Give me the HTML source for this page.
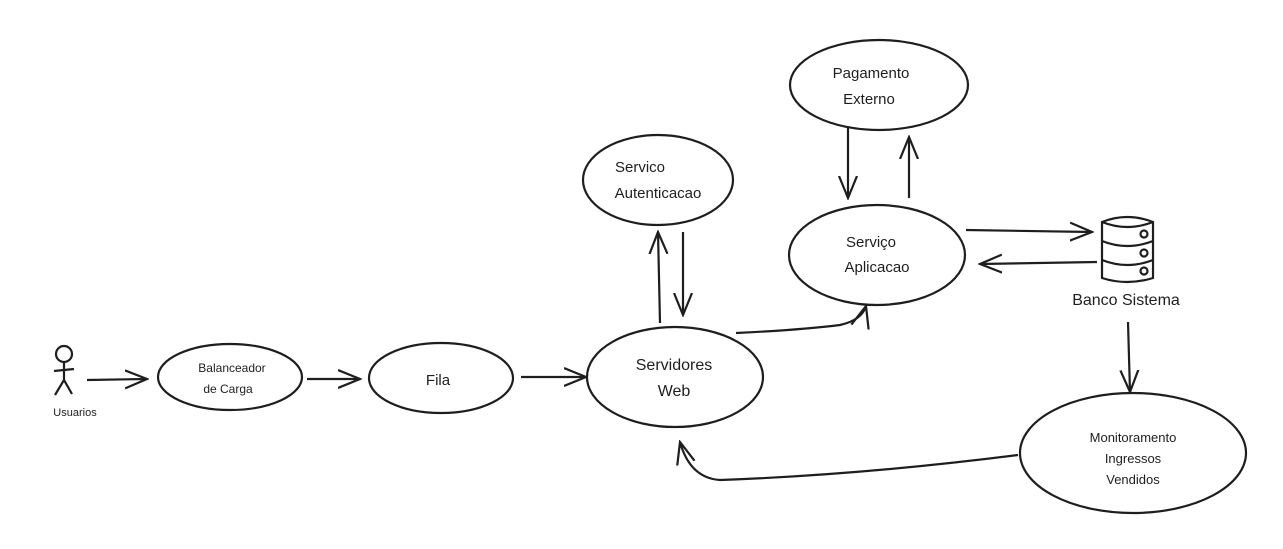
<!DOCTYPE html>
<html><head><meta charset="utf-8"><style>
html,body{margin:0;padding:0;background:#fff;width:1283px;height:549px;overflow:hidden}
text{font-family:"Liberation Sans",sans-serif;fill:#1e1e1e;text-anchor:middle}
</style></head><body>
<svg width="1283" height="549" viewBox="0 0 1283 549" xmlns="http://www.w3.org/2000/svg">
<defs><marker id="a" markerWidth="24" markerHeight="24" refX="22" refY="12" orient="auto" markerUnits="userSpaceOnUse"><path d="M0,3 L22,12 L0,21" fill="none" stroke="#1e1e1e" stroke-width="2.2"/></marker></defs>
<g fill="none" stroke="#1e1e1e" stroke-width="2.2">
<ellipse cx="230" cy="377" rx="72" ry="33"/>
<ellipse cx="441" cy="378" rx="72" ry="35"/>
<ellipse cx="675" cy="377" rx="88" ry="50"/>
<ellipse cx="658" cy="180" rx="75" ry="45"/>
<ellipse cx="879" cy="85" rx="89" ry="45"/>
<ellipse cx="877" cy="255" rx="88" ry="50"/>
<ellipse cx="1133" cy="453" rx="113" ry="60"/>
<circle cx="64" cy="354" r="8"/>
<path d="M64 362 L64 380 M54 371 L74 369 M64 380 L55 395 M64 380 L72 394"/>
<path d="M1102 222 Q1127 212 1153 222 L1153 278 Q1127 286 1102 278 Z M1102 222 Q1127 232 1153 222 M1102 241 Q1127 251 1153 241 M1102 260 Q1127 270 1153 260"/>
<circle cx="1144" cy="234" r="3.5"/><circle cx="1144" cy="253" r="3.5"/><circle cx="1144" cy="271" r="3.5"/>
<g marker-end="url(#a)">
<path d="M87 380 L147 379"/>
<path d="M307 379 L360 379"/>
<path d="M521 377 L586 377"/>
<path d="M660 323 L658 232"/>
<path d="M683 232 L683 315"/>
<path d="M848 128 L848 198"/>
<path d="M909 198 L909 137"/>
<path d="M736 333 Q800 330 840 325 Q862 320 866 306"/>
<path d="M966 230 L1092 232"/>
<path d="M1097 262 L980 264"/>
<path d="M1128 322 L1130 392"/>
<path d="M1018 455 Q860 475 720 480 Q690 478 680 442"/>
</g>
</g>
<text x="75" y="416" font-size="11">Usuarios</text>
<text x="232" y="372" font-size="12">Balanceador</text>
<text x="228" y="393" font-size="12">de Carga</text>
<text x="438" y="385" font-size="15">Fila</text>
<text x="674" y="370" font-size="16">Servidores</text>
<text x="674" y="396" font-size="16">Web</text>
<text x="640" y="172" font-size="15">Servico</text>
<text x="658" y="198" font-size="15">Autenticacao</text>
<text x="871" y="78" font-size="15">Pagamento</text>
<text x="869" y="104" font-size="15">Externo</text>
<text x="871" y="247" font-size="15">Serviço</text>
<text x="877" y="272" font-size="15">Aplicacao</text>
<text x="1126" y="305" font-size="16">Banco Sistema</text>
<text x="1133" y="442" font-size="13">Monitoramento</text>
<text x="1133" y="463" font-size="13">Ingressos</text>
<text x="1133" y="484" font-size="13">Vendidos</text>
</svg>
</body></html>
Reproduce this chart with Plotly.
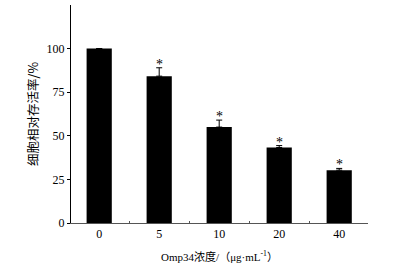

========================================

• **EXERCISE GOAL**:
Each line in the records above should be reproduced exactly; images are not copied.

• **ANSWER TO THE EXERCISE**:
Give me the HTML source for this page.
<!DOCTYPE html>
<html><head><meta charset="utf-8"><style>
html,body{margin:0;padding:0;background:#fff;width:1283px;height:549px;overflow:hidden}
text{font-family:"Liberation Sans",sans-serif;fill:#1e1e1e;text-anchor:middle}
</style></head><body>
<svg width="1283" height="549" viewBox="0 0 1283 549" xmlns="http://www.w3.org/2000/svg">
<defs><marker id="a" markerWidth="24" markerHeight="24" refX="22" refY="12" orient="auto" markerUnits="userSpaceOnUse"><path d="M0,3 L22,12 L0,21" fill="none" stroke="#1e1e1e" stroke-width="2.2"/></marker></defs>
<g fill="none" stroke="#1e1e1e" stroke-width="2.2">
<ellipse cx="230" cy="377" rx="72" ry="33"/>
<ellipse cx="441" cy="378" rx="72" ry="35"/>
<ellipse cx="675" cy="377" rx="88" ry="50"/>
<ellipse cx="658" cy="180" rx="75" ry="45"/>
<ellipse cx="879" cy="85" rx="89" ry="45"/>
<ellipse cx="877" cy="255" rx="88" ry="50"/>
<ellipse cx="1133" cy="453" rx="113" ry="60"/>
<circle cx="64" cy="354" r="8"/>
<path d="M64 362 L64 380 M54 371 L74 369 M64 380 L55 395 M64 380 L72 394"/>
<path d="M1102 222 Q1127 212 1153 222 L1153 278 Q1127 286 1102 278 Z M1102 222 Q1127 232 1153 222 M1102 241 Q1127 251 1153 241 M1102 260 Q1127 270 1153 260"/>
<circle cx="1144" cy="234" r="3.5"/><circle cx="1144" cy="253" r="3.5"/><circle cx="1144" cy="271" r="3.5"/>
<g marker-end="url(#a)">
<path d="M87 380 L147 379"/>
<path d="M307 379 L360 379"/>
<path d="M521 377 L586 377"/>
<path d="M660 323 L658 232"/>
<path d="M683 232 L683 315"/>
<path d="M848 128 L848 198"/>
<path d="M909 198 L909 137"/>
<path d="M736 333 Q800 330 840 325 Q862 320 866 306"/>
<path d="M966 230 L1092 232"/>
<path d="M1097 262 L980 264"/>
<path d="M1128 322 L1130 392"/>
<path d="M1018 455 Q860 475 720 480 Q690 478 680 442"/>
</g>
</g>
<text x="75" y="416" font-size="11">Usuarios</text>
<text x="232" y="372" font-size="12">Balanceador</text>
<text x="228" y="393" font-size="12">de Carga</text>
<text x="438" y="385" font-size="15">Fila</text>
<text x="674" y="370" font-size="16">Servidores</text>
<text x="674" y="396" font-size="16">Web</text>
<text x="640" y="172" font-size="15">Servico</text>
<text x="658" y="198" font-size="15">Autenticacao</text>
<text x="871" y="78" font-size="15">Pagamento</text>
<text x="869" y="104" font-size="15">Externo</text>
<text x="871" y="247" font-size="15">Serviço</text>
<text x="877" y="272" font-size="15">Aplicacao</text>
<text x="1126" y="305" font-size="16">Banco Sistema</text>
<text x="1133" y="442" font-size="13">Monitoramento</text>
<text x="1133" y="463" font-size="13">Ingressos</text>
<text x="1133" y="484" font-size="13">Vendidos</text>
</svg>
</body></html>
Reproduce this chart with Plotly.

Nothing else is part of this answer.